While stress is a natural part of life, it becomes more dangerous when experienced all the time. In addition to elevated blood pressure and the slew of other well-known side effects, researchers have discovered that chronic stress can actually change the makeup of your brain.
Your brain is made up of grey matter and white matter. When chronic stress is experienced, the brain produces more white matter than normal, the balance is disrupted and cell communication changes.
What does this mean for you? While the brain is still a mystery in some respects, scientists do know that this disruption in balance makes people more prone to developing other mental health problems later in life. This may take form in anxiety disorders or mood disorders.

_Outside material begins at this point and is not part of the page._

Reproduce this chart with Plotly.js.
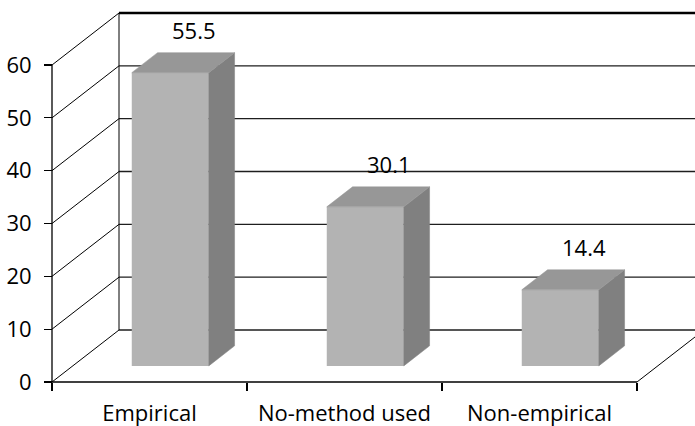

In a dog-eat-dog world, being completely free of stress is a tall order. However, there are simple things you can do reduce it, especially when applied over the long term.
1. Get physically active. After a workout, endorphins are released that have been scientifically proven to elevate your mood and help you deal with stress.
2. Get enough sleep. Your mind and body will be better prepared to handle the challenges of the day if they are rested.
3. Avoid sweets. Though you might be tempted to go for the chocolate, don’t. It’ll cause your blood sugar to drop later, which can lead you to be more anxious and irritable – a recipe for disaster when you are stressed.
4. Meditate. Whether you take a yoga class or lay on the couch with your eyes closed for a few minutes a day, research has found that silencing your brain can be very positive for your well-being.
5. Keep a journal. Writing about your thoughts and worries can help to manage stress-related symptoms.
6. Take deep breaths. Making yourself slow down and breath in deep can lower cortisol levels, which can in turn lower stress and anxiety.
7. Play or listen to music. It can actually help to trigger biochemical stress reducers.
8. Pay attention to right now. Instead of worrying about what’s going on the dinner table later, take in your surroundings in this moment to help reduce tension.
9. Laugh. Watch a funny movie or read something that makes you laugh. This can reduce your cortisol levels and release endorphins.
10. Get a hug. Something about the physical contact of a hug between two adults can actually make you feel less stressed.
The information supplied in this article is not to be considered as medical advice and is for educational purposes only.